*DATA PROVIDED*
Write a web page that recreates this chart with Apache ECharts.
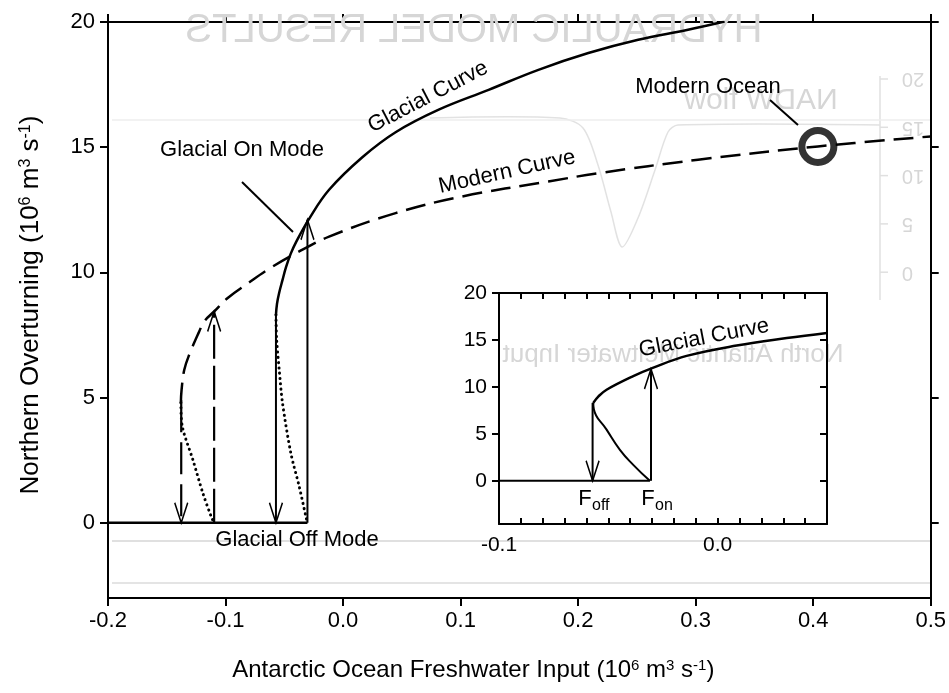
<!DOCTYPE html>
<html>
<head>
<meta charset="utf-8">
<script src="https://cdn.jsdelivr.net/npm/echarts@6/dist/echarts.min.js"></script>
<style>
html,body{margin:0;padding:0;background:#fff;}
#chart{width:949px;height:693px;}
</style>
</head>
<body>
<div id="chart"></div>
<script>
// ---- data ----
const mainXTicks = [-0.2, -0.1, 0.0, 0.1, 0.2, 0.3, 0.4, 0.5];
const mainYTicks = [0, 5, 10, 15, 20];
const insetYTicks = [0, 5, 10, 15, 20];
const insetXLabels = [-0.1, 0.0];

// glacial curve (stable upper branch), main panel
const glacialUpper = [[-0.0571,8.3],[-0.0562,8.75],[-0.0543,9.2],[-0.0515,9.7],[-0.0486,10.2],[-0.0445,10.75],[-0.0401,11.2],[-0.0294,12.1],[-0.0119,13.3],[0.0164,14.6],[0.0447,15.6],[0.0814,16.5],[0.1238,17.29],[0.1662,18.09],[0.2087,18.76],[0.2511,19.29],[0.2935,19.69],[0.3246,20.02]];
// glacial unstable branch (dotted)
const glacialUnstable = [[-0.0571,8.3],[-0.0565,7.3],[-0.0543,6.1],[-0.0515,4.78],[-0.0444,2.78],[-0.0373,1.45],[-0.0316,0.25],[-0.0303,0]];
// modern curve (dashed)
const modernUpper = [[-0.138,4.8],[-0.1374,5.31],[-0.1351,6.11],[-0.1309,6.71],[-0.1224,7.64],[-0.1182,8.04],[-0.1097,8.44],[-0.0984,8.97],[-0.0814,9.55],[-0.0628,10.15],[-0.0401,10.77],[-0.0119,11.43],[0.0447,12.37],[0.101,13.03],[0.1747,13.63],[0.217,13.96],[0.302,14.5],[0.404,15.03],[0.5,15.43]];
// modern unstable branch (dotted)
const modernUnstable = [[-0.138,4.8],[-0.1368,3.85],[-0.1278,2.52],[-0.1193,1.19],[-0.1122,0.25],[-0.1097,0]];
// off mode
const offMode = [[-0.2,0],[-0.0303,0]];
// transitions: [x, yFrom, yTo]
const glacialOffJump = [-0.0571, 8.3, 0];
const glacialOnJump = [-0.0303, 0, 12.1];
const modernOffJump = [-0.1377, 4.9, 0];
const modernOnJump = [-0.1097, 0, 8.44];
// modern ocean state
const modernOcean = [0.404, 15.03];

// inset
const insetGlacial = [[-0.0569,8.3],[-0.0545,9.0],[-0.0508,9.7],[-0.0386,11.15],[-0.0294,12.05],[-0.0142,13.3],[0.0087,14.4],[0.0316,15.2],[0.05,15.75]];
const insetUnstable = [[-0.0569,8.3],[-0.0566,7.6],[-0.0508,5.45],[-0.0447,3.3],[-0.0386,1.7],[-0.031,0]];
const insetOff = [[-0.1,0],[-0.031,0]];
const insetOffJump = [-0.0572, 8.3, 0];
const insetOnJump = [-0.0305, 0, 11.9];

// faint bleed-through scale on the right (mirrored)
const ghostScale = ['20', '15', '10', '5', '0'];

// ---- chart ----
const FONT = '"Liberation Sans", Arial, Helvetica, sans-serif';
const BLACK = '#000';
const GHOST = '#d6d6d6';
const ARROW_UP = 'path://M0,20 L6,0 L12,20';
const ARROW_DOWN = 'path://M0,0 L6,20 L12,0';

function curve(data, g, type, width, smooth) {
  return {
    type: 'line', xAxisIndex: g === 0 ? 0 : 2, yAxisIndex: g === 0 ? 0 : 2,
    data: data, symbol: 'none', smooth: smooth === undefined ? 0.4 : smooth,
    lineStyle: {color: BLACK, width: width, type: type},
    silent: true, z: g === 0 ? 3 : 8
  };
}
function dotted(data, g) {
  const s = curve(data, g, [0.1, 5.2], 3, 0.3);
  s.lineStyle.cap = 'round';
  return s;
}
function jump(j, g, type, width) {
  const up = j[2] > j[1];
  return {
    type: 'line', xAxisIndex: g === 0 ? 0 : 2, yAxisIndex: g === 0 ? 0 : 2,
    data: [[j[0], j[1]], {value: [j[0], j[2]], symbol: up ? ARROW_UP : ARROW_DOWN,
      symbolSize: [13, 20], symbolOffset: [0, up ? '50%' : '-50%']}],
    symbol: 'none', showSymbol: true,
    itemStyle: {color: 'rgba(0,0,0,0)', borderColor: BLACK, borderWidth: 1.8},
    lineStyle: {color: BLACK, width: width, type: type},
    silent: true, z: g === 0 ? 4 : 9
  };
}

const axisLine = {onZero: false, lineStyle: {color: BLACK, width: 2}};
const tickStyle = {color: BLACK, width: 2};
const labelStyle = {color: BLACK, fontSize: 22, fontFamily: FONT};
const insetLabelStyle = {color: BLACK, fontSize: 21, fontFamily: FONT};
const supRich = {sup: {fontSize: 15, fontFamily: FONT, color: BLACK, verticalAlign: 'top', lineHeight: 12}};
const supRichY = {sup: {fontSize: 16, fontFamily: FONT, color: BLACK, verticalAlign: 'top', lineHeight: 12}};

const fmt1 = v => (Math.abs(v) < 1e-9 ? '0.0' : v.toFixed(1));

const ghostText = (text, x, y, size) => ({type: 'text', x: x, y: y, scaleX: -1, z: 1, silent: true,
  style: {text: text, fontSize: size, fontFamily: FONT, fill: GHOST, align: 'center', verticalAlign: 'middle'}});
const label = (text, x, y, deg, z) => ({type: 'text', x: x, y: y, z: z || 10, rotation: (deg || 0) * Math.PI / 180, silent: true,
  style: {text: text, fontSize: 22, fontFamily: FONT, fill: BLACK, align: 'center', verticalAlign: 'middle'}});

const graphics = [
  ghostText('HYDRAULIC MODEL RESULTS', 474, 31, 40),
  ghostText('NADW flow', 761, 101, 30),
  ghostText('North Atlantic Meltwater Input', 673, 355, 26),
  {type: 'polyline', z: 1, silent: true, shape: {points: [[430,118],[560,118],[583,128],[598,165],[611,212],[622,247],[638,218],[655,170],[668,132],[678,125],[880,125]], smooth: 0.3},
   style: {stroke: '#e2e2e2', lineWidth: 1.5, fill: null}},
  {type: 'line', z: 1, silent: true, shape: {x1: 880, y1: 76, x2: 880, y2: 300}, style: {stroke: '#e0e0e0', lineWidth: 1.5}},
  {type: 'line', z: 1, silent: true, shape: {x1: 112, y1: 541, x2: 930, y2: 541}, style: {stroke: '#e0e0e0', lineWidth: 2}},
  {type: 'line', z: 1, silent: true, shape: {x1: 112, y1: 583, x2: 930, y2: 583}, style: {stroke: '#e4e4e4', lineWidth: 2}},
  {type: 'line', z: 1, silent: true, shape: {x1: 112, y1: 120, x2: 930, y2: 120}, style: {stroke: '#eeeeee', lineWidth: 1.5}},
  label('Glacial On Mode', 242, 150),
  {type: 'line', z: 10, silent: true, shape: {x1: 242, y1: 182, x2: 293, y2: 232}, style: {stroke: BLACK, lineWidth: 2}},
  label('Glacial Off Mode', 297, 540),
  label('Modern Ocean', 708, 87),
  {type: 'line', z: 10, silent: true, shape: {x1: 770, y1: 100, x2: 798, y2: 125}, style: {stroke: BLACK, lineWidth: 2}},
  label('Glacial Curve', 428, 97, 27.5),
  label('Modern Curve', 507, 172, 12.5),
  label('Glacial Curve', 704, 338, 11, 20),
  {type: 'text', x: 585, y: 499, z: 20, silent: true, style: {text: 'F', fontSize: 22, fontFamily: FONT, fill: BLACK, align: 'center', verticalAlign: 'middle'}},
  {type: 'text', x: 592, y: 506, z: 20, silent: true, style: {text: 'off', fontSize: 16, fontFamily: FONT, fill: BLACK, align: 'left', verticalAlign: 'middle'}},
  {type: 'text', x: 648, y: 499, z: 20, silent: true, style: {text: 'F', fontSize: 22, fontFamily: FONT, fill: BLACK, align: 'center', verticalAlign: 'middle'}},
  {type: 'text', x: 655, y: 506, z: 20, silent: true, style: {text: 'on', fontSize: 16, fontFamily: FONT, fill: BLACK, align: 'left', verticalAlign: 'middle'}}
];
ghostScale.forEach((t, i) => {
  const yy = 79 + i * 48.3;
  graphics.push({type: 'text', x: 902, y: yy, scaleX: -1, scaleY: -1, z: 1, silent: true,
    style: {text: t, fontSize: 20, fontFamily: FONT, fill: GHOST, align: 'right', verticalAlign: 'middle'}});
  graphics.push({type: 'line', z: 1, silent: true, shape: {x1: 880, y1: yy, x2: 888, y2: yy}, style: {stroke: '#e0e0e0', lineWidth: 1.5}});
});

const option = {
  backgroundColor: '#fff',
  animation: false,
  grid: [
    {left: 108, top: 22, width: 825, height: 576, show: false},
    {left: 499, top: 293, width: 328, height: 231, show: false}
  ],
  xAxis: [
    {gridIndex: 0, type: 'value', min: -0.2, max: 0.5, interval: 0.1, position: 'bottom',
     axisLine: axisLine, axisTick: {length: 8, lineStyle: tickStyle},
     axisLabel: Object.assign({margin: 12, formatter: fmt1, customValues: mainXTicks}, labelStyle),
     splitLine: {show: false},
     name: 'Antarctic Ocean Freshwater Input (10{sup|6} m{sup|3} s{sup|-1})',
     nameLocation: 'middle', nameGap: 60,
     nameTextStyle: {color: BLACK, fontSize: 24, fontFamily: FONT, padding: [0, 92, 0, 0], rich: supRich}},
    {gridIndex: 0, type: 'value', min: -0.2, max: 0.5, interval: 0.1, position: 'top',
     axisLine: axisLine, axisTick: {length: 8, lineStyle: tickStyle},
     axisLabel: {show: false}, splitLine: {show: false}},
    {gridIndex: 1, type: 'value', min: -0.1, max: 0.05, interval: 0.01, position: 'bottom', z: 6,
     axisLine: axisLine, axisTick: {inside: true, length: 6, lineStyle: tickStyle},
     axisLabel: Object.assign({margin: 11, customValues: insetXLabels, formatter: fmt1}, insetLabelStyle),
     splitLine: {show: false}},
    {gridIndex: 1, type: 'value', min: -0.1, max: 0.05, interval: 0.01, position: 'top', z: 6,
     axisLine: axisLine, axisTick: {inside: true, length: 6, lineStyle: tickStyle},
     axisLabel: {show: false}, splitLine: {show: false}}
  ],
  yAxis: [
    {gridIndex: 0, type: 'value', min: -3, max: 20, position: 'left',
     axisLine: axisLine, axisTick: {length: 8, lineStyle: tickStyle, customValues: mainYTicks},
     axisLabel: Object.assign({margin: 13, customValues: mainYTicks}, labelStyle),
     splitLine: {show: false},
     name: 'Northern Overturning (10{sup|6} m{sup|3} s{sup|-1})',
     nameLocation: 'middle', nameGap: 64,
     nameTextStyle: {color: BLACK, fontSize: 26, fontFamily: FONT, padding: [0, 0, 0, 10], rich: supRichY}},
    {gridIndex: 0, type: 'value', min: -3, max: 20, position: 'right',
     axisLine: axisLine, axisTick: {length: 8, lineStyle: tickStyle, customValues: mainYTicks},
     axisLabel: {show: false}, splitLine: {show: false}},
    {gridIndex: 1, type: 'value', min: -4.6, max: 20, position: 'left', z: 6,
     axisLine: axisLine, axisTick: {length: 7, lineStyle: tickStyle, customValues: insetYTicks},
     axisLabel: Object.assign({margin: 12, customValues: insetYTicks}, insetLabelStyle),
     splitLine: {show: false}},
    {gridIndex: 1, type: 'value', min: -4.6, max: 20, position: 'right', z: 6,
     axisLine: axisLine, axisTick: {inside: true, length: 7, lineStyle: tickStyle, customValues: insetYTicks},
     axisLabel: {show: false}, splitLine: {show: false}}
  ],
  series: [
    curve(glacialUpper, 0, 'solid', 2.5),
    dotted(glacialUnstable, 0),
    curve(modernUpper, 0, [20, 9], 2.5),
    dotted(modernUnstable, 0),
    curve(offMode, 0, 'solid', 2.5, false),
    jump(glacialOffJump, 0, 'solid', 2),
    jump(glacialOnJump, 0, 'solid', 2),
    jump(modernOffJump, 0, [32, 10], 2.2),
    jump(modernOnJump, 0, [34, 7], 2.2),
    {type: 'scatter', xAxisIndex: 0, yAxisIndex: 0, data: [modernOcean], symbol: 'circle', symbolSize: 32,
     itemStyle: {color: 'rgba(0,0,0,0)', borderColor: BLACK, borderWidth: 7}, silent: true, z: 5},
    curve(insetGlacial, 1, 'solid', 2.5),
    curve(insetUnstable, 1, 'solid', 2, 0.5),
    curve(insetOff, 1, 'solid', 2, false),
    jump(insetOffJump, 1, 'solid', 2),
    jump(insetOnJump, 1, 'solid', 2)
  ],
  graphic: graphics
};

const chart = echarts.init(document.getElementById('chart'), null, {renderer: 'canvas'});
chart.setOption(option);
</script>
</body>
</html>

*TASK OBJECTIVE*
Pictures stay out. Repeat only the lines from the beginning of the data through the line that has "const insetXLabels = [-0.1, 0.0];".

*SOLUTION*
Write a web page that recreates this chart with Apache ECharts.
<!DOCTYPE html>
<html>
<head>
<meta charset="utf-8">
<script src="https://cdn.jsdelivr.net/npm/echarts@6/dist/echarts.min.js"></script>
<style>
html,body{margin:0;padding:0;background:#fff;}
#chart{width:949px;height:693px;}
</style>
</head>
<body>
<div id="chart"></div>
<script>
// ---- data ----
const mainXTicks = [-0.2, -0.1, 0.0, 0.1, 0.2, 0.3, 0.4, 0.5];
const mainYTicks = [0, 5, 10, 15, 20];
const insetYTicks = [0, 5, 10, 15, 20];
const insetXLabels = [-0.1, 0.0];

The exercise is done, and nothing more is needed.